En 2007, el 27,1% de los menores de 18 años estaban en riesgo de pobreza, frente al actual 29,7%. Entre los menores de 18 años cuyos padres tienen estudios por debajo de los primarios, primarios o la educación secundaria sin completar, la tasa de pobreza se encontraba en 2007 en el 40,7%, y en 2016 había escalado hasta el 59,5%.
La próxima crisis, de arrancar inmediatamente, va a pillar a un mayor volumen de población en situación de pobreza. Y también a un país que es más desigual que antes de la crisis. La desigualdad en España medida por el índice Gini estaba en los 31,9 puntos; en 2016 se encontraba en los 34,5.
Si medimos la desigualdad con el índice 80/20, es decir, el que compara la renta del 20% que más gana con el 20% que menos ingresos recibe, nos encontramos con que el múltiplo ha pasado de las 5,5 veces (el 20% más rico tiene una renta que multiplica por 5,5 veces a la que recibe el 20% más pobre) hasta las 6,6 veces.

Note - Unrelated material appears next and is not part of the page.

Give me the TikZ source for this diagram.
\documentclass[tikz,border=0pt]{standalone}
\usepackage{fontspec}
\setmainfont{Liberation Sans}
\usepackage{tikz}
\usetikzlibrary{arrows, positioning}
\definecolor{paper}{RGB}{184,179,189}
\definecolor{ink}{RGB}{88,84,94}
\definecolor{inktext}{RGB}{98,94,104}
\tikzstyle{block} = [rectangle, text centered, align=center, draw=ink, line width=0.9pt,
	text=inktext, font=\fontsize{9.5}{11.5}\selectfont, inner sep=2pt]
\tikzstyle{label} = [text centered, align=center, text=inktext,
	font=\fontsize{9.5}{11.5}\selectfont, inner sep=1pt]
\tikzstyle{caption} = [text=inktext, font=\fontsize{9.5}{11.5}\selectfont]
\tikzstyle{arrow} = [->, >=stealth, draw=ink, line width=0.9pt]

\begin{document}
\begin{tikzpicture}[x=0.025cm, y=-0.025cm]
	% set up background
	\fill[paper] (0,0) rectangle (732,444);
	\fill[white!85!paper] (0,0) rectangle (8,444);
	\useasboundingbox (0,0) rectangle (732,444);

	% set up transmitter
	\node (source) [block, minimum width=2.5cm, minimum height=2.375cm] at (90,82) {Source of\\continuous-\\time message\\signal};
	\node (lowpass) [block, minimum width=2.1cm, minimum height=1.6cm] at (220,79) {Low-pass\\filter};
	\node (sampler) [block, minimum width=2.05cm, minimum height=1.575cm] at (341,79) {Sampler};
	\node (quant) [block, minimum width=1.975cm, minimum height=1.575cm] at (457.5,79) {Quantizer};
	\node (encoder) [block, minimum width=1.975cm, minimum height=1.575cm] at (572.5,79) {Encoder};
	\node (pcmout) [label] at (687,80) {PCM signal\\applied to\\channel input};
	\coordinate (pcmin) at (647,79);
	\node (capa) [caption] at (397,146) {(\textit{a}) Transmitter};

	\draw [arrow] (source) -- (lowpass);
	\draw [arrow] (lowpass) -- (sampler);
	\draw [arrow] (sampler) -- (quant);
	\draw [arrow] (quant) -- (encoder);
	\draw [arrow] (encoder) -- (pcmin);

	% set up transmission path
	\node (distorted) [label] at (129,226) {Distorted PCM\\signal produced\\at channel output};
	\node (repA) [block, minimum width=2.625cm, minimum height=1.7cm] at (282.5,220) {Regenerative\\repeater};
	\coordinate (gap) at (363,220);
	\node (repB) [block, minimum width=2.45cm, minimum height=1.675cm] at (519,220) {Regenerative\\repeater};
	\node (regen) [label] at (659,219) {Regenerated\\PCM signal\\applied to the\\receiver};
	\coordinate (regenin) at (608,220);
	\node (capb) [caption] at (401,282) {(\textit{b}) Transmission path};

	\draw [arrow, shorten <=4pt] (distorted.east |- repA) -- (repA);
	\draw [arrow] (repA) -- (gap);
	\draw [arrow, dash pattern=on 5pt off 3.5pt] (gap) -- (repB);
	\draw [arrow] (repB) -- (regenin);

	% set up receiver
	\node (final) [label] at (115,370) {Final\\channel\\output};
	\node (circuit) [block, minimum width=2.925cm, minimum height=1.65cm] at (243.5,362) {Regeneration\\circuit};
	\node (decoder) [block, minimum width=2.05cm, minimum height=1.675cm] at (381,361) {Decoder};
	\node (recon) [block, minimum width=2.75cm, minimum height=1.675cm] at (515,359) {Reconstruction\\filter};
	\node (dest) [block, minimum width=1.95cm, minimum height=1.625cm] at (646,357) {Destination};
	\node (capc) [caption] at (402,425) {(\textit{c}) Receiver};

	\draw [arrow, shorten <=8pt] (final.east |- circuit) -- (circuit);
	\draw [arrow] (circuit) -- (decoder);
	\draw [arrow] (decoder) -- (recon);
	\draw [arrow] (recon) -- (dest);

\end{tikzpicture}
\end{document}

Es posible que advirtiendo de la cercanía de una próxima crisis pequemos de alarmistas. Si es así, los poderes públicos aún estarían a tiempo de reparar los daños que ha ocasionado la última recesión. Podrían ser incluso más ambiciosos, puesto que algunos datos de partida, sobre todo los de pobreza, no tendrían que ser admisibles en un país que presume de encontrarse entre las nueve, diez u once economías más importantes del mundo. Algunas cifras del “mejor momento” de la economía española dejan patente que una importante proporción de la población española vive en una crisis permanente y queda completamente al margen de cualquier recuperación. La amenaza de futuros shocks económicos también debería alertar a gobernantes y oposición de que es necesario engordar los colchones sociales anticrisis -como se les exige a los bancos- si no quieren que el número de personas que tienen una vida de continuas carencias siga incrementándose. Lo que de ninguna manera se puede hacer es fiar al solo crecimiento económico la solución de los problemas sociales. Entrando en el cuarto año con crecimientos del PIB del entorno del 3%, no se han resuelto las heridas de la crisis que dejamos atrás. Son las políticas públicas y las leyes las que redistribuyen, no el mercado.
Respecto a esto último tampoco hay muchas esperanzas: quienes, a tenor de las encuestas, se presumen como próximos gestores de la crisis que vendrá no parecen ser los que más sensibilidad social y redistributiva muestran.